** GIVEN INFORMATION **
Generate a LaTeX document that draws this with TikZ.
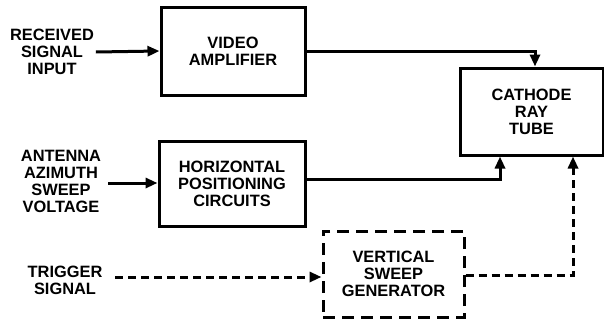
\documentclass[tikz,border=0pt]{standalone}
\usepackage{fontspec}
\setsansfont{Liberation Sans}
\usetikzlibrary{arrows.meta, positioning, calc}

\begin{document}
\begin{tikzpicture}[
  x=0.5pt, y=-0.5pt,
  block/.style={draw, line width=1.5pt, align=center, inner sep=0pt},
  dblock/.style={block, dash pattern=on 6pt off 3.5pt},
  label/.style={align=center, inner sep=1pt, outer sep=0pt},
  sig/.style={line width=1.5pt, -{Triangle[length=6pt, width=5pt]}},
  dsig/.style={sig, dash pattern=on 4pt off 2.5pt},
  font=\sffamily\bfseries\fontsize{8.2}{8.5}\selectfont,
]
\useasboundingbox (0,0) rectangle (604,321);

% blocks
\node[block, minimum width=72pt, minimum height=44pt] (video) at (233,51) {VIDEO\\AMPLIFIER};
\node[block, minimum width=73pt, minimum height=42.5pt] (horiz) at (232,183.5) {HORIZONTAL\\POSITIONING\\CIRCUITS};
\node[block, minimum width=71.5pt, minimum height=43.5pt] (crt) at (531.5,111.5) {CATHODE\\RAY\\TUBE};
\node[dblock, minimum width=70.5pt, minimum height=43pt] (vsg) at (393.5,274) {VERTICAL\\SWEEP\\GENERATOR};

% inputs
\node[label] (rsi) at (52,52) {RECEIVED\\SIGNAL\\INPUT};
\node[label] (ant) at (61,181) {ANTENNA\\AZIMUTH\\SWEEP\\VOLTAGE};
\node[label] (trig) at (65,280) {TRIGGER\\SIGNAL};

% connections
\draw[sig] (rsi.east) -- (video.west);
\draw[sig] (ant.east |- 0,183) ++(5,0) -- (horiz.west |- 0,183);
\draw[dsig] (trig.east |- 0,277) ++(11,0) -- (vsg.west |- 0,277);
\draw[sig] (video.east) -| ($(crt.north)+(3.5,0)$);
\draw[sig] (horiz.east |- 0,179) -| ($(crt.south)+(-31.5,0)$);
\draw[dsig] (vsg.east |- 0,275) -| ($(crt.south)+(41.5,0)$);

\end{tikzpicture}
\end{document}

** EXERCISE DESCRIPTION **
Leave out all pictures, then copy the remaining material exactly.

** RESULT OF THE EXERCISE **
Generate a LaTeX document that draws this with TikZ.
\documentclass[tikz,border=0pt]{standalone}
\usepackage{fontspec}
\setsansfont{Liberation Sans}
\usetikzlibrary{arrows.meta, positioning, calc}

\begin{document}
\begin{tikzpicture}[
  x=0.5pt, y=-0.5pt,
  block/.style={draw, line width=1.5pt, align=center, inner sep=0pt},
  dblock/.style={block, dash pattern=on 6pt off 3.5pt},
  label/.style={align=center, inner sep=1pt, outer sep=0pt},
  sig/.style={line width=1.5pt, -{Triangle[length=6pt, width=5pt]}},
  dsig/.style={sig, dash pattern=on 4pt off 2.5pt},
  font=\sffamily\bfseries\fontsize{8.2}{8.5}\selectfont,
]
\useasboundingbox (0,0) rectangle (604,321);

% blocks
\node[block, minimum width=72pt, minimum height=44pt] (video) at (233,51) {VIDEO\\AMPLIFIER};
\node[block, minimum width=73pt, minimum height=42.5pt] (horiz) at (232,183.5) {HORIZONTAL\\POSITIONING\\CIRCUITS};
\node[block, minimum width=71.5pt, minimum height=43.5pt] (crt) at (531.5,111.5) {CATHODE\\RAY\\TUBE};
\node[dblock, minimum width=70.5pt, minimum height=43pt] (vsg) at (393.5,274) {VERTICAL\\SWEEP\\GENERATOR};

% inputs
\node[label] (rsi) at (52,52) {RECEIVED\\SIGNAL\\INPUT};
\node[label] (ant) at (61,181) {ANTENNA\\AZIMUTH\\SWEEP\\VOLTAGE};
\node[label] (trig) at (65,280) {TRIGGER\\SIGNAL};

% connections
\draw[sig] (rsi.east) -- (video.west);
\draw[sig] (ant.east |- 0,183) ++(5,0) -- (horiz.west |- 0,183);
\draw[dsig] (trig.east |- 0,277) ++(11,0) -- (vsg.west |- 0,277);
\draw[sig] (video.east) -| ($(crt.north)+(3.5,0)$);
\draw[sig] (horiz.east |- 0,179) -| ($(crt.south)+(-31.5,0)$);
\draw[dsig] (vsg.east |- 0,275) -| ($(crt.south)+(41.5,0)$);

\end{tikzpicture}
\end{document}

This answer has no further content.